Society of Native Nations calls to end Columbus Day.
By Asia Andrews
sac-ranger@alamo.edu
About 70 people attended the college’s second annual Indigenous Peoples’ Day ceremony Oct. 14 that closed out Raza Heritage Month.
Indigenous Peoples’ Day was celebrated on the second Monday of October to recognize Native Americans. The observation overlaps with Columbus Day.
The Society of Native Nations led the event. The society is a Texas-based organization that provides cultural awareness, fights appropriation and promotes environmentalism, Treasurer Mayda Garcia said.
Executive Director Frankie Orona waved a small bundle of smoldering “sacred sage” over the audience gathered in a circle.
Sacred sage is an aboriginal plant used during ceremonies and prayers to purify the mind, body and spirit.
A concern about indigenous people is that they are often referred to in the past tense as though indigenous people are extinct or have been forgotten, Garcia said.
Indigenous people are still here, she said.
Joann Betancourt, a tribal council member of the Jumano Indian Nation of Texas, requested a day off of work to participate in Indigenous Peoples’ Day on campus and to teach her daughter, business administration freshman Mercedes Pastor, about her culture.
“People don’t know their culture,” Betancourt said. “Culture is getting lost.”
Rosie Torrez, secretary of the Society of Native Nations, gave a speech honoring indigenous people.

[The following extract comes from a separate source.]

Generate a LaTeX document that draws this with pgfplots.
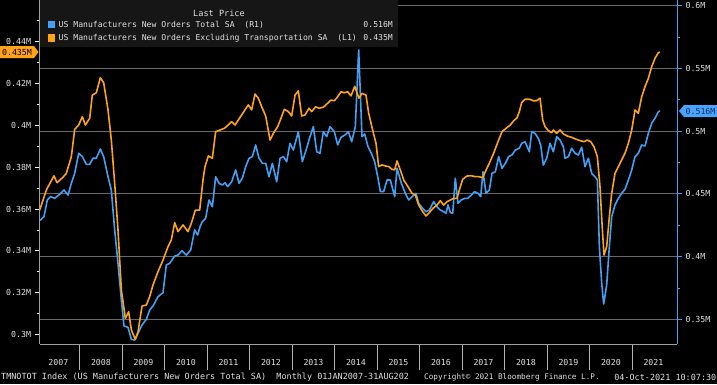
\documentclass[border=0pt]{standalone}
\usepackage{pgfplots}
\pgfplotsset{compat=1.18}
\usepackage{fontspec}
\setmainfont{DejaVu Sans Mono}
\newfontfamily\bbg{DejaVu Sans Mono}
\definecolor{bblue}{RGB}{66,160,245}
\definecolor{borange}{RGB}{255,163,26}
\definecolor{gridc}{RGB}{105,105,105}
\definecolor{txt}{RGB}{225,225,225}
\definecolor{legbg}{RGB}{22,22,22}
\definecolor{tagblue}{RGB}{74,163,255}
\definecolor{tagtxtb}{RGB}{20,45,90}

\pgfplotstableread{
x y
2007.058 0.4286
2007.160 0.4318
2007.238 0.4451
2007.317 0.4477
2007.411 0.4464
2007.529 0.4496
2007.631 0.4530
2007.725 0.4490
2007.803 0.4584
2007.882 0.4663
2007.976 0.4823
2008.062 0.4796
2008.156 0.4735
2008.235 0.4735
2008.313 0.4783
2008.391 0.4783
2008.485 0.4857
2008.564 0.4796
2008.666 0.4636
2008.744 0.4530
2008.823 0.4212
2008.901 0.3946
2008.980 0.3654
2009.042 0.3447
2009.136 0.3436
2009.215 0.3340
2009.293 0.3335
2009.372 0.3388
2009.466 0.3455
2009.568 0.3500
2009.646 0.3574
2009.725 0.3606
2009.842 0.3680
2009.960 0.3712
2010.038 0.3933
2010.117 0.3946
2010.235 0.4004
2010.313 0.4012
2010.407 0.4047
2010.509 0.4012
2010.611 0.4052
2010.705 0.4212
2010.776 0.4172
2010.831 0.4238
2010.885 0.4278
2010.964 0.4305
2011.042 0.4451
2011.121 0.4397
2011.199 0.4636
2011.278 0.4584
2011.356 0.4570
2011.419 0.4588
2011.482 0.4557
2011.576 0.4596
2011.670 0.4690
2011.748 0.4584
2011.827 0.4624
2011.905 0.4716
2011.984 0.4783
2012.062 0.4796
2012.140 0.4889
2012.219 0.4783
2012.297 0.4743
2012.376 0.4743
2012.454 0.4636
2012.533 0.4743
2012.635 0.4596
2012.713 0.4783
2012.791 0.4796
2012.870 0.4756
2012.948 0.4902
2013.027 0.4849
2013.144 0.4995
2013.238 0.4756
2013.340 0.4863
2013.395 0.4929
2013.497 0.5035
2013.576 0.4835
2013.654 0.4823
2013.732 0.4995
2013.811 0.4955
2013.889 0.5035
2013.991 0.4995
2014.070 0.4889
2014.148 0.4950
2014.242 0.4969
2014.321 0.4995
2014.399 0.4915
2014.485 0.5035
2014.564 0.5646
2014.642 0.4955
2014.705 0.4977
2014.784 0.4875
2014.862 0.4823
2014.940 0.4756
2015.019 0.4624
2015.074 0.4517
2015.152 0.4517
2015.231 0.4610
2015.309 0.4610
2015.411 0.4477
2015.466 0.4703
2015.568 0.4584
2015.662 0.4504
2015.740 0.4451
2015.819 0.4477
2015.913 0.4504
2015.976 0.4424
2016.070 0.4384
2016.148 0.4357
2016.227 0.4371
2016.329 0.4437
2016.407 0.4397
2016.485 0.4371
2016.564 0.4357
2016.619 0.4345
2016.666 0.4411
2016.721 0.4350
2016.776 0.4345
2016.838 0.4624
2016.901 0.4424
2016.980 0.4451
2017.058 0.4464
2017.136 0.4464
2017.215 0.4490
2017.293 0.4517
2017.372 0.4504
2017.435 0.4477
2017.489 0.4676
2017.560 0.4504
2017.638 0.4530
2017.701 0.4663
2017.780 0.4676
2017.858 0.4796
2017.936 0.4703
2018.015 0.4743
2018.093 0.4796
2018.172 0.4810
2018.250 0.4849
2018.344 0.4863
2018.399 0.4902
2018.478 0.4915
2018.580 0.4835
2018.635 0.4995
2018.713 0.4982
2018.791 0.4942
2018.846 0.4889
2018.909 0.4729
2018.987 0.4783
2019.066 0.4902
2019.144 0.4835
2019.223 0.4955
2019.301 0.4929
2019.380 0.4875
2019.419 0.4783
2019.497 0.4796
2019.576 0.4863
2019.654 0.4823
2019.733 0.4809
2019.811 0.4871
2019.889 0.4716
2019.968 0.4783
2020.046 0.4663
2020.125 0.4636
2020.180 0.4610
2020.227 0.4079
2020.282 0.3787
2020.329 0.3622
2020.399 0.3773
2020.462 0.4079
2020.517 0.4318
2020.595 0.4411
2020.674 0.4464
2020.752 0.4504
2020.831 0.4536
2020.909 0.4610
2020.988 0.4690
2021.066 0.4796
2021.144 0.4823
2021.223 0.4889
2021.301 0.4881
2021.380 0.4982
2021.458 0.5062
2021.536 0.5102
2021.615 0.5154
2021.654 0.5160
}\totaldata

\pgfplotstableread{
x y
2007.058 0.3595
2007.215 0.3691
2007.395 0.3759
2007.466 0.3726
2007.607 0.3752
2007.685 0.3771
2007.803 0.3850
2007.882 0.3981
2007.976 0.4002
2008.062 0.4042
2008.133 0.4002
2008.235 0.4034
2008.297 0.4145
2008.391 0.4156
2008.485 0.4228
2008.564 0.4204
2008.666 0.4074
2008.744 0.3930
2008.823 0.3723
2008.901 0.3500
2008.980 0.3213
2009.074 0.3077
2009.152 0.3109
2009.215 0.3022
2009.309 0.2977
2009.372 0.3013
2009.466 0.3136
2009.568 0.3141
2009.646 0.3181
2009.725 0.3237
2009.842 0.3300
2009.960 0.3356
2010.078 0.3420
2010.156 0.3452
2010.235 0.3535
2010.313 0.3492
2010.431 0.3524
2010.548 0.3492
2010.627 0.3532
2010.721 0.3595
2010.823 0.3595
2010.901 0.3739
2010.948 0.3803
2011.027 0.3854
2011.121 0.3843
2011.199 0.3970
2011.301 0.3978
2011.403 0.3986
2011.497 0.4002
2011.576 0.4018
2011.654 0.4002
2011.733 0.4026
2011.811 0.4050
2011.889 0.4074
2011.968 0.4098
2012.046 0.4074
2012.125 0.4150
2012.203 0.4130
2012.282 0.4089
2012.376 0.4045
2012.478 0.3930
2012.556 0.3962
2012.658 0.3994
2012.736 0.4034
2012.815 0.4077
2012.909 0.4066
2012.987 0.4045
2013.066 0.4145
2013.144 0.4165
2013.223 0.4045
2013.301 0.4050
2013.395 0.4082
2013.458 0.4066
2013.552 0.4089
2013.631 0.4082
2013.732 0.4087
2013.834 0.4106
2013.913 0.4121
2013.991 0.4118
2014.070 0.4137
2014.148 0.4161
2014.227 0.4156
2014.305 0.4161
2014.384 0.4141
2014.470 0.4187
2014.570 0.4130
2014.642 0.4153
2014.736 0.4145
2014.799 0.4058
2014.893 0.3978
2014.972 0.3914
2015.034 0.3803
2015.113 0.3811
2015.191 0.3806
2015.270 0.3803
2015.348 0.3790
2015.411 0.3787
2015.466 0.3830
2015.544 0.3787
2015.623 0.3739
2015.725 0.3707
2015.819 0.3675
2015.897 0.3667
2015.976 0.3619
2016.070 0.3587
2016.148 0.3567
2016.227 0.3583
2016.313 0.3604
2016.407 0.3619
2016.485 0.3640
2016.564 0.3619
2016.642 0.3635
2016.721 0.3643
2016.799 0.3651
2016.878 0.3651
2016.932 0.3691
2017.011 0.3742
2017.113 0.3758
2017.215 0.3759
2017.309 0.3755
2017.388 0.3755
2017.482 0.3750
2017.544 0.3779
2017.638 0.3819
2017.740 0.3867
2017.842 0.3922
2017.936 0.3970
2018.031 0.3986
2018.132 0.4002
2018.211 0.4022
2018.289 0.4036
2018.344 0.4066
2018.399 0.4109
2018.478 0.4125
2018.580 0.4125
2018.674 0.4118
2018.752 0.4118
2018.831 0.4130
2018.893 0.4026
2018.948 0.3994
2019.027 0.3975
2019.105 0.3965
2019.144 0.3978
2019.223 0.3962
2019.301 0.3978
2019.380 0.3959
2019.474 0.3949
2019.576 0.3943
2019.678 0.3934
2019.772 0.3927
2019.866 0.3922
2019.944 0.3930
2020.023 0.3922
2020.101 0.3898
2020.180 0.3850
2020.242 0.3707
2020.289 0.3532
2020.336 0.3380
2020.399 0.3420
2020.462 0.3563
2020.517 0.3675
2020.595 0.3771
2020.674 0.3803
2020.752 0.3835
2020.831 0.3867
2020.909 0.3914
2020.988 0.3978
2021.066 0.4074
2021.144 0.4058
2021.223 0.4137
2021.301 0.4185
2021.380 0.4225
2021.458 0.4281
2021.536 0.4321
2021.615 0.4348
2021.654 0.4350
}\exdata

\pgfplotsset{
  bbaxis/.style={
    at={(39.5bp,40bp)}, anchor=south west,
    scale only axis, width=637.5bp, height=344bp,
    xmin=2007.054, xmax=2022.054,
    tick align=outside,
    ticklabel style={font=\fontsize{8.3}{9}\bbg, color=txt},
  }
}

\begin{document}
\begin{tikzpicture}[x=1bp,y=1bp]
\fill[black] (0,0) rectangle (717,384);
\useasboundingbox (0,0) rectangle (717,384);

% right axis (total orders) with grid
\begin{axis}[bbaxis,
  ymin=0.33032, ymax=0.60442,
  axis x line=none, axis y line*=right,
  y axis line style={bblue, line width=0.8bp, -},
  ytick={0.35,0.4,0.45,0.5,0.55,0.6},
  yticklabels={0.35M,0.4M,0.45M,0.5M,0.55M,0.6M},
  minor ytick={0.375,0.425,0.475,0.525,0.575},
  major tick length=5bp, minor tick length=3bp,
  ytick style={bblue, line width=0.8bp},
  ymajorgrids, major grid style={gridc, line width=0.8bp},
]
\addplot[bblue, line width=1.6bp, line join=round] table[x=x,y=y] {\totaldata};
\end{axis}

% left axis (ex transportation)
\begin{axis}[bbaxis,
  ymin=0.29546, ymax=0.45997,
  axis x line=none, axis y line*=left,
  y axis line style={gray!75, line width=0.8bp, -},
  ytick={0.30,0.32,0.34,0.36,0.38,0.40,0.42,0.44},
  yticklabels={0.3M,0.32M,0.34M,0.36M,0.38M,0.4M,0.42M,0.44M},
  minor ytick={0.31,0.33,0.35,0.37,0.39,0.41,0.43,0.45},
  major tick length=5bp, minor tick length=3bp,
  ytick style={white, line width=0.8bp},
]
\addplot[borange, line width=1.6bp, line join=round] table[x=x,y=y] {\exdata};
\end{axis}

% x axis: year separators and labels
\begin{axis}[bbaxis,
  ymin=0, ymax=1,
  axis y line=none, axis x line*=bottom,
  x axis line style={gray!75, line width=0.8bp, -},
  xtick={2007.5,2008.5,2009.5,2010.5,2011.5,2012.5,2013.5,2014.5,2015.5,2016.5,2017.5,2018.5,2019.5,2020.5,2021.5},
  xticklabels={2007,2008,2009,2010,2011,2012,2013,2014,2015,2016,2017,2018,2019,2020,2021},
  minor xtick={2008,2009,2010,2011,2012,2013,2014,2015,2016,2017,2018,2019,2020,2021},
  major tick length=0bp, minor tick length=26bp,
  xtick style={gray!60, line width=0.6bp},
  xticklabel style={anchor=center, yshift=-18bp},
]
\end{axis}

% legend box
\fill[legbg] (39.5,337) rectangle (398,384);
\node[font=\fontsize{8.6}{9}\bbg, text=txt, inner sep=0] at (219,371) {Last Price};
\fill[bblue] (47.5,355.5) rectangle (55,363);
\node[font=\fontsize{8.15}{9}\bbg, text=txt, inner sep=0, anchor=west] at (58.5,359) {US Manufacturers New Orders Total SA\ \ (R1)};
\node[font=\fontsize{8.15}{9}\bbg, text=txt, inner sep=0, anchor=east] at (393,359) {0.516M};
\fill[borange] (47.5,342.5) rectangle (55,350);
\node[font=\fontsize{8.15}{9}\bbg, text=txt, inner sep=0, anchor=west] at (58.5,346) {US Manufacturers New Orders Excluding Transportation SA\ \ (L1)};
\node[font=\fontsize{8.15}{9}\bbg, text=txt, inner sep=0, anchor=east] at (393,346) {0.435M};

% last value tags
\fill[borange] (0,326) -- (34,326) -- (38.5,332) -- (34,338) -- (0,338) -- cycle;
\node[font=\fontsize{8.3}{9}\bbg, text=black, inner sep=0] at (17,332) {0.435M};
\fill[tagblue] (717,267) -- (684,267) -- (679,273) -- (684,279) -- (717,279) -- cycle;
\node[font=\fontsize{8.3}{9}\bbg, text=tagtxtb, inner sep=0] at (700.5,273) {0.516M};

% footer
\node[font=\fontsize{8.5}{9}\bbg, text=txt, inner sep=0, anchor=west] at (1,7) {TMNOTOT Index (US Manufacturers New Orders Total SA)\ \ Monthly 01JAN2007-31AUG202};
\node[font=\fontsize{7.7}{9}\bbg, text=txt, inner sep=0, anchor=west] at (424,7) {Copyright© 2021 Bloomberg Finance L.P.};
\node[font=\fontsize{8.5}{9}\bbg, text=txt, inner sep=0, anchor=east] at (716.5,7) {04-Oct-2021 10:07:30};
\end{tikzpicture}
\end{document}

Torrez said Indigenous Peoples’ Day should replace Columbus Day to end the celebration of the conquests of a man gained through “genocide, pillaging and rape.”
Columbus Day is a federal holiday established in 1968. The anniversary of Christopher Columbus’ voyage had been recorded as far back as 1792, but wasn’t celebrated nationally until 1892 when President Harrison declared it in an effort to ease tensions between the U.S. and Italy.
Other states in the U.S. have started celebrating Indigenous Peoples’ Day instead of Columbus Day and are taking steps to change history books to more accurately show Columbus’ role in the shaping of America, she said.
The first discussions on changing Columbus Day with Indigenous Peoples’ Day began in 1977 when the International Conference on Discrimination Against Indigenous Populations in the Americas, met with the United Nations in Geneva, Switzerland.
States such as Florida, Hawaii, Alaska, Vermont, South Dakota, New Mexico, and Maine, along with many cities nationwide, do not celebrate Columbus Day.
Torrez said people crossing the border with Mexico are native people.
“On one hand they celebrate indigenous native people, and on the other hand they lock up native people,” Torrez said.
Juan Mancias, tribal chairperson of Carrizo-Comecrudo Tribe of Texas, spoke about “breaking the colonized brainwashing.”
He graduated from Texas Tech University but thought it was more important to learn “the education of the land.”
Land, water and air are important resources being compromised and infringed upon because of governmental seizures of property, Mancias said.
Governments now have to now seek permission from associations such as the Society of Native Nations to access private lands, he said.
“I’m not here to make the colonial mindset comfortable anymore,” Mancias said.
Mancias called attention to disruption of pipeline construction.
Many states, aside from Texas, have faced negative environmental impact because of pipelines, he said.
“We are being lied to constantly by the people who don’t understand,” he said. “We have to recognize these things are happening in our lives.”
Mancias said if people want to know what’s going on to immerse themselves in the culture of native people.
Lydia Poncé, a member of the Society of Native Nations, said the gentrification happening in California has negatively impacted some communities.
Not all tribes are the same and they do not all share the same languages and customs, but most of them share a common awareness for the lands that their ancestors once settled on, she said.
Most of the land in the U.S. was once owned by native tribes, and it is important to be aware of that when traveling to different places, she said.
Poncé also advocates for the removal of Columbus’ influence and the spread of awareness of native tribes.
When Columbus mistakingly arrived in North America, he looked down on the native people and referred to them as savages, she said.
Poncé said Columbus came to a continent that was already civilized.
As more states start to recognize indigenous and native people, statues of Columbus have been vandalized or removed.
“The U.S. doesn’t know what to do with the removed statues of Christopher Columbus, but I say burial at sea,” Poncé said.
Christa Mancias, tribal council member and secretary of the Carrizo-Comecrudo Tribe of Texas, performed an original poem called “No Longer Define Me.”
Her poem encompassed the growing narrative of Native American people in America and embraced her Mexican American and native heritage.
Laura Yohualtlahuiz Rios-Ramirez Kalpulli Ayolopaktzin, member of the Society of Native Nations, performed a dance in “Mexica-chichlmeca danza” regalia, traditional outfits for dances and ceremonies.
“There is such a genuine strength in being gentle, and that is why we need to warrior up,” Ayolopaktzin said.
She, along with Torrez and others, ended the event with a blessing of the four directions.